About the East-side Branch
About the East-side Branch.
Extending Our Mission in the 21st Century
The Leach-Audubon partnership is part of Portland Audubon's efforts to diversify and strengthen our organization, and effectively advance our conservation and education mission in the coming century. Through new collaborations and greater geographic accessibility, we hope to reach an increasingly diverse and public transit-dependent population, and to help inspire the next generation to love, protect and enjoy our region's unique nature heritage.
Leach Botanical Garden is an ideal location to do just that; it is both at the doorstep to the East Buttes natural areas and in close proximity to much of the region's future population growth and development. From the diverse, young and redeveloping communities of Lents, Gateway and Rockwood to the new urban communities of Springwater, Pleasant Valley and Damascus, the east metro area poses the greatest challenges and opportunities to manifesting an ecologically sustainable and socially equitable metropolitan region.
Read about Portland Audubon's work to improve access to nature in east Portland and west Gresham: Regreening Portland From The Ground Up.
A Look Back
In 2011, Portland Audubon executive director Meryl Redisch took a look back at the East-side Branch's first year of operation - here's her report on its progress.
Portland Audubon’s East Portland Office Is Off To An Excellent New Year
by Meryl Redisch
Organizational capacity for our new East Portland office, located at Leach Botanical Garden got a huge boost with a generous three year grant from the Collins Foundation. With a strong nod of approval from the Trustees, Portland Audubon was awarded $85,000.
In July 2010, Portland Audubon opened a satellite office in collaboration with Portland Parks and Friends of Leach Botanical Garden. With welcoming community support, we began offering free programs including morning bird walks through the gardens and classes on backyard birds. With very little promotion, these programs attracted considerable interest. With intentional marketing, Portland Audubon anticipates stronger interest and higher attendance. To help us, we will be hiring an east Portland community coordinator to; build relationship with local leaders, track and survey audience participation and help establish a solid volunteer program. This person will work closely with Audubon staff, particularly Urban Conservationist, Jim Labbe who works from the East Portland office four days a week.
The support from the Collins Foundation really helps Portland Audubon be better positioned to advance some of our organization’s most important goals for reaching and serving new populations and non traditional audiences.

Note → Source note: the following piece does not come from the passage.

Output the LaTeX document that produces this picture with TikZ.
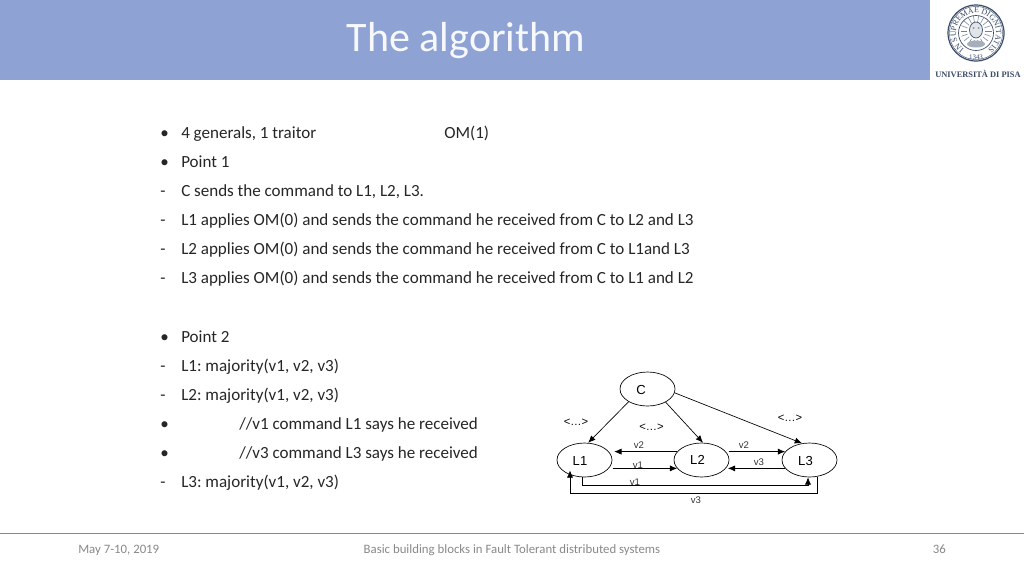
\documentclass[tikz,border=0pt]{standalone}
\usepackage{fontspec}
\setmainfont{Carlito}
\newfontfamily\arialf{Liberation Sans}
\newfontfamily\timesf{Liberation Serif}
\usetikzlibrary{arrows.meta,shapes.geometric,decorations.text}
\definecolor{band}{HTML}{8FA2D4}
\definecolor{foot}{HTML}{898989}
\definecolor{seal}{HTML}{3A4A68}
\definecolor{bodytext}{HTML}{262626}
\frenchspacing
\tikzset{
  x=0.75pt,y=-0.75pt,
  bodyline/.style={anchor=base west,inner sep=0pt,font=\fontsize{12.77pt}{15pt}\selectfont,text=bodytext},
  footer/.style={inner sep=0pt,font=\fontsize{9.6pt}{11pt}\selectfont,text=foot},
  state/.style={draw,ellipse,minimum width=55*0.75pt,minimum height=34*0.75pt,inner sep=0pt,line width=0.5pt},
  statelabel/.style={inner sep=0pt,font=\arialf\fontsize{9.8pt}{11pt}\selectfont},
  msg/.style={inner sep=0pt,font=\arialf\fontsize{7.2pt}{9pt}\selectfont,text=black!80},
  dots/.style={inner sep=0pt,font=\arialf\fontsize{8.4pt}{10pt}\selectfont},
  conn/.style={line width=0.5pt,-{Latex[length=5.5pt,width=4.6pt]}},
}
\begin{document}
\begin{tikzpicture}
\useasboundingbox (0,0) rectangle (1024,576);
\fill[white] (0,0) rectangle (1024,576);
\fill[band] (0,0) rectangle (930,80);
\node[inner sep=0pt,text=white!92!band,font=\fontsize{31.5pt}{36pt}\selectfont] (title) at (466,41) {The algorithm};

% logo
\draw[seal,line width=0.9pt] (976,33) circle[radius=28];
\draw[seal,line width=0.3pt] (976,33) circle[radius=26.6];
\draw[seal,line width=0.5pt] (976,33) circle[radius=17.5];
\path[decorate,decoration={text along path,text align=center,
  text={|\timesf\fontsize{6pt}{7pt}\selectfont\color{seal}|IN SUPREMAE DIGNITATIS}}]
  (976,33) ++(125:20) arc[start angle=125,end angle=415,radius=20];
\node[inner sep=0pt,text=seal,font=\timesf\fontsize{5.2pt}{6pt}\selectfont] (year) at (976,57.5) {1343};
\foreach \a in {0,20,...,340} \draw[seal!70,line width=0.4pt] (976,31) ++(\a:9) -- ++(\a:6.5);
\fill[seal!15] (976,30) ellipse[x radius=6.5,y radius=8];
\draw[seal,line width=0.5pt] (976,30) ellipse[x radius=6.5,y radius=8];
\fill[seal!60] (973.5,28) circle[radius=1];
\fill[seal!60] (978.5,28) circle[radius=1];
\fill[seal!45] (976,44) ellipse[x radius=9,y radius=3.5];
\node[inner sep=0pt,text=seal,font=\timesf\bfseries\fontsize{6.3pt}{7pt}\selectfont] (uni) at (978,73.5) {UNIVERSITÀ DI PISA};

% body text
\node[bodyline] (a1) at (160,138.6) {•};
\node[bodyline] (a1t) at (181,138.6) {4 generals, 1 traitor};
\node[bodyline] (om) at (444,138.6) {OM(1)};
\node[bodyline] (a2) at (160,167.6) {•};
\node[bodyline] (a2t) at (181,167.6) {Point 1};
\node[bodyline] (a3) at (160,196.6) {-};
\node[bodyline] (a3t) at (181,196.6) {C sends the command to L1, L2, L3.};
\node[bodyline] (a4) at (160,225.6) {-};
\node[bodyline] (a4t) at (181,225.6) {L1 applies OM(0) and sends the command he received from C to L2 and L3};
\node[bodyline] (a5) at (160,254.6) {-};
\node[bodyline] (a5t) at (181,254.6) {L2 applies OM(0) and sends the command he received from C to L1and L3};
\node[bodyline] (a6) at (160,283.6) {-};
\node[bodyline] (a6t) at (181,283.6) {L3 applies OM(0) and sends the command he received from C to L1 and L2};
\node[bodyline] (b1) at (160,342.6) {•};
\node[bodyline] (b1t) at (181,342.6) {Point 2};
\node[bodyline] (b2) at (160,371.6) {-};
\node[bodyline] (b2t) at (181,371.6) {L1: majority(v1, v2, v3)};
\node[bodyline] (b3) at (160,400.6) {-};
\node[bodyline] (b3t) at (181,400.6) {L2: majority(v1, v2, v3)};
\node[bodyline] (b4) at (160,429.6) {•};
\node[bodyline] (b4t) at (239,429.6) {//v1 command L1 says he received};
\node[bodyline] (b5) at (160,458.6) {•};
\node[bodyline] (b5t) at (239,458.6) {//v3 command L3 says he received};
\node[bodyline] (b6) at (160,487.6) {-};
\node[bodyline] (b6t) at (181,487.6) {L3: majority(v1, v2, v3)};

% diagram
\node[state] (C) at (647.5,389) {};
\node[state] (L1) at (584.5,460) {};
\node[state] (L2) at (701.5,460) {};
\node[state] (L3) at (809.5,460) {};
\node[statelabel] (lC) at (641,389.5) {C};
\node[statelabel] (lL1) at (580,460.5) {L1};
\node[statelabel] (lL2) at (697.5,460) {L2};
\node[statelabel] (lL3) at (805.5,460.5) {L3};
\draw[conn] (C.214) -- (L1.78);
\draw[conn] (C.324) -- (L2.85);
\draw[conn] (C.352) -- (L3.114);
\draw[conn,shorten >=4pt] (L2.161) -- (L1.19);
\draw[conn,shorten <=3pt] (L1.341) -- (L2.199);
\draw[conn,shorten <=2pt] (L2.19) -- (L3.161);
\draw[conn,shorten >=1.5pt] (L3.199) -- (L2.341);
\coordinate (r1) at (582,485);
\coordinate (r2) at (808,485);
\coordinate (q1) at (817,493);
\coordinate (q2) at (570,493);
\draw[conn] (L1.south -| r1) -- (r1) -- (r2) -- (L3.south -| r2);
\draw[conn] (L3.south -| q1) -- (q1) -- (q2) -- (L1.205 -| q2);
\node[msg] (m1) at (639,445) {v2};
\node[msg] (m2) at (638,465) {v1};
\node[msg] (m3) at (744,445) {v2};
\node[msg] (m4) at (759,462) {v3};
\node[msg] (m5) at (635,482) {v1};
\node[msg] (m6) at (696,500) {v3};
\node[dots] (d1) at (576,422.5) {<…>};
\node[dots] (d2) at (651.5,427) {<…>};
\node[dots] (d3) at (790,418.5) {<…>};

% footer
\draw[foot,line width=0.6pt] (0,533) -- (1024,533);
\node[footer,anchor=base west] (f1) at (78,553) {May 7-10, 2019};
\node[footer,anchor=base] (f2) at (512,553) {Basic building blocks in Fault Tolerant distributed systems};
\node[footer,anchor=base east] (f3) at (946,553) {36};
\end{tikzpicture}
\end{document}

East side residents will have greater opportunities to; learn about conservation issues impacting their neighborhoods, participate in family programs and be part of building a healthier community for people and native wildlife. I am pleased to share with you some of the activities and goals we will be pursuing and welcome your ideas and help to reach them:
- Develop new and build upon existing conservation education programs that are relevant for youth, adults and families and are accessible by public transportation. For example, using the Community Based Summer Camp program; Explorador as a template, we will partner with Rose CDC, another non –profit agency that houses and serves low income populations and offer a summer camp for kids and family excursion days the rest of the year.
- Recruit and build a cadre of volunteers who can comfortably conduct youth, adult and family programs. Volunteers who participated in a two day diversity workshop will assist staff in this effort. As a way to help build civic and personal leadership, we are offering two full scholarships for the School of Birding Program to residents in east Portland. This popular program requires graduates to provide at least twenty hours of volunteer service back to Audubon and scholarship recipients will be counted on to fulfill this obligation.
- Increase funding for natural resource protection, restoration and access to nature in East Portland by serving on policy committees and collaborating with local agencies for shared outcomes. With funding from National Audubon and Toyota's Together Green program, we are currently partnering with the City of Gresham and Wilkes East Neighborhood to improve access and natural features at Nadaka Nature Park in West Gresham.
My hope is that our presence, programming goals and community engagement in east Portland can help address some equity issues in environmental policy, help diversify our staff, board and volunteer base and most importantly, advance our mission of “promoting the appreciation, understanding and protection of native birds, other wildlife and their habitats.
Sincere thanks to the Collins Foundation and all of you for your encouragement and loyal support.